Помню, в детстве мама моего незабвенного друга Лёньки, тетя Бася, убеждала меня, что мужчины не плачут. Мол, не мужское это дело – сопли размазывать, главное, брать проблему за рога, и – хрясь! – решать ее. Что за эмоции грусти, которые показывает мужчина? В картине тетибасиного мира этому не было места.
И, если ее муж, дядя Бося, был по натуре человек флегматичного темперамента, и любые эмоции выражал сдержано, то Лёньке такая установка матери давалась с огромным трудом.
Он был парень с довольно лабильной психикой, и «не плакать», когда плакать очень хочется, ему было архи тяжело. Помню, сколько раз мы прятались за кустами, где Лёнька оплакивал свое горе.

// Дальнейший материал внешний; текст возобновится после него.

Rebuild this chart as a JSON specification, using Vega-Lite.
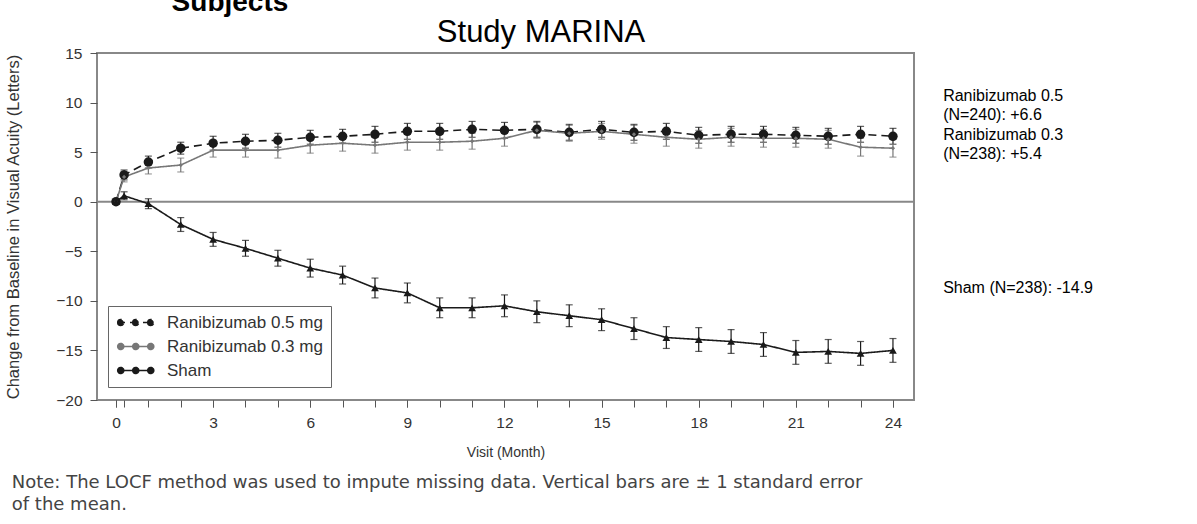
{
  "$schema": "https://vega.github.io/schema/vega-lite/v6.json",
  "width": 817,
  "height": 347,
  "autosize": {"type": "none"},
  "padding": {"left": 97, "top": 53, "right": 283, "bottom": 124},
  "background": "white",
  "config": {
    "view": {"stroke": "#888", "strokeWidth": 2},
    "font": "Liberation Sans",
    "axis": {"grid": false, "domain": false, "tickColor": "#555", "tickSize": 7, "labelColor": "#333", "labelFont": "Liberation Sans", "labelFontSize": 15.5, "labelOverlap": false, "titleColor": "#333", "titleFont": "Liberation Sans", "titleFontWeight": "normal", "titleFontSize": 14}
  },
  "resolve": {"axis": {"x": "independent"}},
  "datasets": {
    "visits": [
      {"group": "Ranibizumab 0.5 mg", "month": 0, "mean": 0, "se": 0},
      {"group": "Ranibizumab 0.5 mg", "month": 0.25, "mean": 2.7, "se": 0.5},
      {"group": "Ranibizumab 0.5 mg", "month": 1, "mean": 4.0, "se": 0.6},
      {"group": "Ranibizumab 0.5 mg", "month": 2, "mean": 5.4, "se": 0.6},
      {"group": "Ranibizumab 0.5 mg", "month": 3, "mean": 5.9, "se": 0.7},
      {"group": "Ranibizumab 0.5 mg", "month": 4, "mean": 6.1, "se": 0.7},
      {"group": "Ranibizumab 0.5 mg", "month": 5, "mean": 6.2, "se": 0.7},
      {"group": "Ranibizumab 0.5 mg", "month": 6, "mean": 6.5, "se": 0.7},
      {"group": "Ranibizumab 0.5 mg", "month": 7, "mean": 6.6, "se": 0.7},
      {"group": "Ranibizumab 0.5 mg", "month": 8, "mean": 6.8, "se": 0.8},
      {"group": "Ranibizumab 0.5 mg", "month": 9, "mean": 7.1, "se": 0.8},
      {"group": "Ranibizumab 0.5 mg", "month": 10, "mean": 7.1, "se": 0.8},
      {"group": "Ranibizumab 0.5 mg", "month": 11, "mean": 7.3, "se": 0.8},
      {"group": "Ranibizumab 0.5 mg", "month": 12, "mean": 7.2, "se": 0.8},
      {"group": "Ranibizumab 0.5 mg", "month": 13, "mean": 7.3, "se": 0.8},
      {"group": "Ranibizumab 0.5 mg", "month": 14, "mean": 7.0, "se": 0.8},
      {"group": "Ranibizumab 0.5 mg", "month": 15, "mean": 7.3, "se": 0.8},
      {"group": "Ranibizumab 0.5 mg", "month": 16, "mean": 7.0, "se": 0.8},
      {"group": "Ranibizumab 0.5 mg", "month": 17, "mean": 7.1, "se": 0.8},
      {"group": "Ranibizumab 0.5 mg", "month": 18, "mean": 6.7, "se": 0.8},
      {"group": "Ranibizumab 0.5 mg", "month": 19, "mean": 6.8, "se": 0.8},
      {"group": "Ranibizumab 0.5 mg", "month": 20, "mean": 6.8, "se": 0.8},
      {"group": "Ranibizumab 0.5 mg", "month": 21, "mean": 6.7, "se": 0.8},
      {"group": "Ranibizumab 0.5 mg", "month": 22, "mean": 6.6, "se": 0.8},
      {"group": "Ranibizumab 0.5 mg", "month": 23, "mean": 6.8, "se": 0.8},
      {"group": "Ranibizumab 0.5 mg", "month": 24, "mean": 6.6, "se": 0.8},
      {"group": "Ranibizumab 0.3 mg", "month": 0, "mean": 0, "se": 0},
      {"group": "Ranibizumab 0.3 mg", "month": 0.25, "mean": 2.5, "se": 0.5},
      {"group": "Ranibizumab 0.3 mg", "month": 1, "mean": 3.4, "se": 0.6},
      {"group": "Ranibizumab 0.3 mg", "month": 2, "mean": 3.7, "se": 0.7},
      {"group": "Ranibizumab 0.3 mg", "month": 3, "mean": 5.2, "se": 0.7},
      {"group": "Ranibizumab 0.3 mg", "month": 4, "mean": 5.2, "se": 0.7},
      {"group": "Ranibizumab 0.3 mg", "month": 5, "mean": 5.2, "se": 0.8},
      {"group": "Ranibizumab 0.3 mg", "month": 6, "mean": 5.7, "se": 0.8},
      {"group": "Ranibizumab 0.3 mg", "month": 7, "mean": 5.9, "se": 0.8},
      {"group": "Ranibizumab 0.3 mg", "month": 8, "mean": 5.7, "se": 0.8},
      {"group": "Ranibizumab 0.3 mg", "month": 9, "mean": 6.0, "se": 0.8},
      {"group": "Ranibizumab 0.3 mg", "month": 10, "mean": 6.0, "se": 0.8},
      {"group": "Ranibizumab 0.3 mg", "month": 11, "mean": 6.1, "se": 0.8},
      {"group": "Ranibizumab 0.3 mg", "month": 12, "mean": 6.4, "se": 0.8},
      {"group": "Ranibizumab 0.3 mg", "month": 13, "mean": 7.2, "se": 0.8},
      {"group": "Ranibizumab 0.3 mg", "month": 14, "mean": 6.9, "se": 0.8},
      {"group": "Ranibizumab 0.3 mg", "month": 15, "mean": 7.1, "se": 0.8},
      {"group": "Ranibizumab 0.3 mg", "month": 16, "mean": 6.8, "se": 0.9},
      {"group": "Ranibizumab 0.3 mg", "month": 17, "mean": 6.5, "se": 0.9},
      {"group": "Ranibizumab 0.3 mg", "month": 18, "mean": 6.3, "se": 0.9},
      {"group": "Ranibizumab 0.3 mg", "month": 19, "mean": 6.5, "se": 0.9},
      {"group": "Ranibizumab 0.3 mg", "month": 20, "mean": 6.4, "se": 0.9},
      {"group": "Ranibizumab 0.3 mg", "month": 21, "mean": 6.4, "se": 0.9},
      {"group": "Ranibizumab 0.3 mg", "month": 22, "mean": 6.3, "se": 0.9},
      {"group": "Ranibizumab 0.3 mg", "month": 23, "mean": 5.5, "se": 0.9},
      {"group": "Ranibizumab 0.3 mg", "month": 24, "mean": 5.4, "se": 0.9},
      {"group": "Sham", "month": 0, "mean": 0, "se": 0},
      {"group": "Sham", "month": 0.25, "mean": 0.6, "se": 0.4},
      {"group": "Sham", "month": 1, "mean": -0.2, "se": 0.5},
      {"group": "Sham", "month": 2, "mean": -2.3, "se": 0.7},
      {"group": "Sham", "month": 3, "mean": -3.8, "se": 0.7},
      {"group": "Sham", "month": 4, "mean": -4.7, "se": 0.8},
      {"group": "Sham", "month": 5, "mean": -5.7, "se": 0.8},
      {"group": "Sham", "month": 6, "mean": -6.7, "se": 0.9},
      {"group": "Sham", "month": 7, "mean": -7.4, "se": 0.9},
      {"group": "Sham", "month": 8, "mean": -8.7, "se": 1.0},
      {"group": "Sham", "month": 9, "mean": -9.2, "se": 1.0},
      {"group": "Sham", "month": 10, "mean": -10.7, "se": 1.0},
      {"group": "Sham", "month": 11, "mean": -10.7, "se": 1.0},
      {"group": "Sham", "month": 12, "mean": -10.5, "se": 1.1},
      {"group": "Sham", "month": 13, "mean": -11.1, "se": 1.1},
      {"group": "Sham", "month": 14, "mean": -11.5, "se": 1.1},
      {"group": "Sham", "month": 15, "mean": -11.9, "se": 1.1},
      {"group": "Sham", "month": 16, "mean": -12.8, "se": 1.1},
      {"group": "Sham", "month": 17, "mean": -13.7, "se": 1.1},
      {"group": "Sham", "month": 18, "mean": -13.9, "se": 1.2},
      {"group": "Sham", "month": 19, "mean": -14.1, "se": 1.2},
      {"group": "Sham", "month": 20, "mean": -14.4, "se": 1.2},
      {"group": "Sham", "month": 21, "mean": -15.2, "se": 1.2},
      {"group": "Sham", "month": 22, "mean": -15.1, "se": 1.2},
      {"group": "Sham", "month": 23, "mean": -15.3, "se": 1.2},
      {"group": "Sham", "month": 24, "mean": -15.0, "se": 1.2}
    ]
  },
  "layer": [
    {
      "data": {"values": [{}]},
      "mark": {"type": "rule", "color": "#888", "strokeWidth": 2},
      "encoding": {"y": {"datum": 0, "type": "quantitative", "scale": {"domain": [-20, 15], "nice": false}}}
    },
    {
      "data": {"name": "visits"},
      "mark": {"type": "errorbar", "ticks": {"size": 7}, "thickness": 1.2},
      "encoding": {
        "x": {"field": "month", "type": "quantitative", "scale": {"domain": [-0.587, 24.65], "nice": false, "zero": false},
          "axis": {"orient": "bottom", "values": [0,3,6,9,12,15,18,21,24], "labelOverlap": false, "title": "Visit (Month)", "titlePadding": 15, "labelPadding": 8}},
        "y": {"field": "mean", "type": "quantitative", "scale": {"domain": [-20, 15], "nice": false},
          "axis": {"values": [-20,-15,-10,-5,0,5,10,15], "labelOverlap": false, "title": "Change from Baseline in Visual Acuity (Letters)", "titleFontSize": 16.5, "titlePadding": 34, "labelPadding": 8}},
        "yError": {"field": "se"},
        "color": {"field": "group", "type": "nominal", "scale": {"domain": ["Ranibizumab 0.5 mg", "Ranibizumab 0.3 mg", "Sham"], "range": ["#1a1a1a", "#777777", "#1a1a1a"]},
          "legend": {"title": null, "orient": "none", "legendX": 11, "legendY": 253, "strokeColor": "#666", "fillColor": "white", "padding": 8, "labelFontSize": 17, "labelLimit": 300, "labelFont": "Liberation Sans", "labelColor": "#333", "labelOffset": 34, "symbolSize": 225, "symbolStrokeWidth": 1.6, "symbolOpacity": 1, "rowPadding": 6,
            "symbolType": "M-1,0H4M-0.9,0a0.4,0.4 0 1,0 0.8,0a0.4,0.4 0 1,0 -0.8,0M1.1,0a0.4,0.4 0 1,0 0.8,0a0.4,0.4 0 1,0 -0.8,0M3.1,0a0.4,0.4 0 1,0 0.8,0a0.4,0.4 0 1,0 -0.8,0"}}
      }
    },
    {
      "data": {"name": "visits"},
      "mark": {"type": "line", "strokeWidth": 1.6},
      "encoding": {
        "x": {"field": "month", "type": "quantitative",
          "axis": {"orient": "bottom", "values": [0,0.25,1,2,3,4,5,6,7,8,9,10,11,12,13,14,15,16,17,18,19,20,21,22,23,24], "labels": false, "title": null}},
        "y": {"field": "mean", "type": "quantitative"},
        "color": {"field": "group", "type": "nominal"},
        "strokeDash": {"field": "group", "type": "nominal", "scale": {"domain": ["Ranibizumab 0.5 mg", "Ranibizumab 0.3 mg", "Sham"], "range": [[8, 5], [1, 0], [1, 0]]}}
      }
    },
    {
      "data": {"name": "visits"},
      "transform": [{"filter": "datum.group == 'Ranibizumab 0.5 mg'"}],
      "mark": {"type": "point", "filled": true, "opacity": 1, "shape": "circle", "size": 90, "color": "#1a1a1a"},
      "encoding": {
        "x": {"field": "month", "type": "quantitative", "axis": null},
        "y": {"field": "mean", "type": "quantitative"}
      }
    },
    {
      "data": {"name": "visits"},
      "transform": [{"filter": "datum.group == 'Ranibizumab 0.3 mg'"}],
      "mark": {"type": "point", "filled": true, "opacity": 1, "shape": "diamond", "size": 18, "color": "#777777"},
      "encoding": {
        "x": {"field": "month", "type": "quantitative", "axis": null},
        "y": {"field": "mean", "type": "quantitative"}
      }
    },
    {
      "data": {"name": "visits"},
      "transform": [{"filter": "datum.group == 'Sham'"}],
      "mark": {"type": "point", "filled": true, "opacity": 1, "shape": "triangle-up", "size": 60, "color": "#1a1a1a"},
      "encoding": {
        "x": {"field": "month", "type": "quantitative", "axis": null},
        "y": {"field": "mean", "type": "quantitative"}
      }
    },
    {
      "data": {"values": [{}]},
      "mark": {"type": "text", "text": "Subjects", "fontSize": 28, "fontWeight": "bold", "font": "Liberation Sans", "color": "#000", "align": "center", "baseline": "alphabetic"},
      "encoding": {"x": {"datum": 3.52, "type": "quantitative", "axis": null}, "y": {"datum": 19.2, "type": "quantitative"}}
    },
    {
      "data": {"values": [{}]},
      "mark": {"type": "text", "text": "Study MARINA", "fontSize": 31, "font": "Liberation Sans", "color": "#000", "align": "center", "baseline": "alphabetic"},
      "encoding": {"x": {"datum": 13.13, "type": "quantitative", "axis": null}, "y": {"datum": 16.1, "type": "quantitative"}}
    },
    {
      "data": {"values": [{}]},
      "mark": {"type": "text", "text": ["Ranibizumab 0.5", "(N=240): +6.6", "Ranibizumab 0.3", "(N=238): +5.4"], "fontSize": 16, "font": "Liberation Sans", "color": "#000", "align": "left", "baseline": "top", "lineHeight": 19.5},
      "encoding": {"x": {"datum": 25.55, "type": "quantitative", "axis": null}, "y": {"datum": 11.5, "type": "quantitative"}}
    },
    {
      "data": {"values": [{}]},
      "mark": {"type": "text", "text": "Sham (N=238): -14.9", "fontSize": 16, "font": "Liberation Sans", "color": "#000", "align": "left", "baseline": "middle"},
      "encoding": {"x": {"datum": 25.55, "type": "quantitative", "axis": null}, "y": {"datum": -8.7, "type": "quantitative"}}
    },
    {
      "data": {"values": [{}]},
      "mark": {"type": "text", "text": ["Note:  The LOCF method was used to impute missing data.  Vertical bars are \u00b1 1 standard error", "of the mean."], "fontSize": 18, "font": "DejaVu Sans", "color": "#444", "align": "left", "baseline": "top", "lineHeight": 22},
      "encoding": {"x": {"datum": -3.22, "type": "quantitative", "axis": null}, "y": {"datum": -27.5, "type": "quantitative"}}
    }
  ]
}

Потерянный перочинный ножик, проигрыш в драке с местным хулиганом, двойки по чтению.
Поплакав и посетовав на «судьбу-злодейку», Лёнька вытирал лицо носовым платком, который ему всегда клала в карман заботливая тетя Бася, и шел домой. С натянутой улыбкой и страдальчески скрываемыми истинными чувствами.
Я искренне не понимала, почему мальчикам нельзя плакать. Помню, лет в 6 я случайно попала на деревенские похороны – там мужчины слез не стеснялись. И – ничего, никто не осуждал. Почему Лёньке нельзя?
Став психологом, и разобравшись в хитросплетениях нашей психики, я категорически утверждаю, что плакать, если больно и грустно – можно. И мальчикам тоже. Это проживание горя. В каждом возрасте горе – разное.
Понятно, что взрослый мужчина вряд ли будет плакать из-за содранной коленки. Но из-за потери – нормально. И невозможность выразить свое горе, поделиться с ним, особенно в детстве, может привести к «замиранию» в стрессовых ситуациях, к «замораживанию» собственных чувств. Когда собственные потребности не ощущаются, а чужие игнорируются.
И мучается потом человек всю жизнь, не понимает, чего хочет. Ведь потребности и эмоции – «близнецы-братья». А если они подавлены, то и живет такой человек чужую жизнь. И мучается.
А поплакал бы в детстве – и всё отлично было бы!